LiveSoft - Lightweight Verification of (Distributed Systems) Software
As illustrated through the advent of cloud computing, cyberphysical systems, or the Internet of Things, more and more applications are inherently distributed. At the same time, programming distributed systems is notoriously hard. Programmers have to deal with asynchrony and have to cater for partial failures -- the possibility that certain communication(s), processes, or hosts fail while others remain operational. These failures can have drastic consequences such as the missing to react to critical events or inconsistent states respectively. Limitations on existing hardware infrastructure necessitate subtle assumptions on system and failure models though to achieve efficient yet complex algorithmic solutions, whose implementation is prone to delicate defects.
Existing techniques for engineering reliable distributed systems software require much effort (e.g., program annotations in the form of invariants) thus discouraging many developers from their use; other techniques require developers to explicitly run specific tools (e.g., model checkers) which are thus easily left out and still cannot achieve complete validation.

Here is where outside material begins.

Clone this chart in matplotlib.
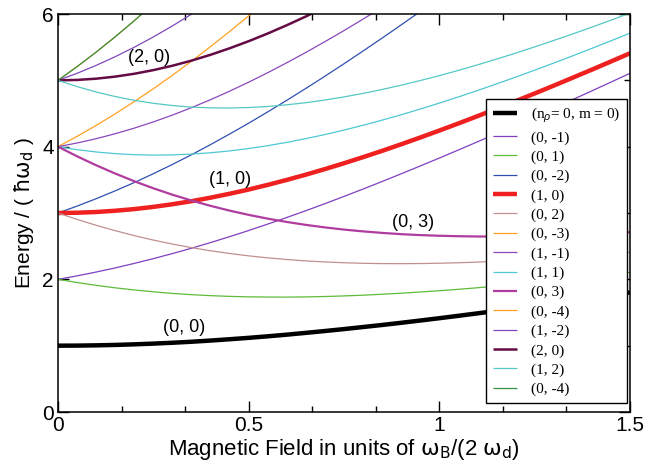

LiveSoft investigates static techniques to verify a subset of relevant and failure-prone aspects of distributed software --- interaction between components --- in a way which is lightweight and can be integrated with compilation. Our techniques will be able to sieve out many important defects upfront by pushing software reliability into the software design process. To that end LiveSoft proposes protocol types which leverage experiences with session types yet focus on fault-tolerant distributed systems by emphasizing asynchrony, failure handling and recovery, protocol composition, security, and parameterization. A main challenge is to support different system and failure models including emerging hardware trends such as hardware transactional memory and non-volatile memory rather than hardwiring speciific notions of (a)synchrony and failures.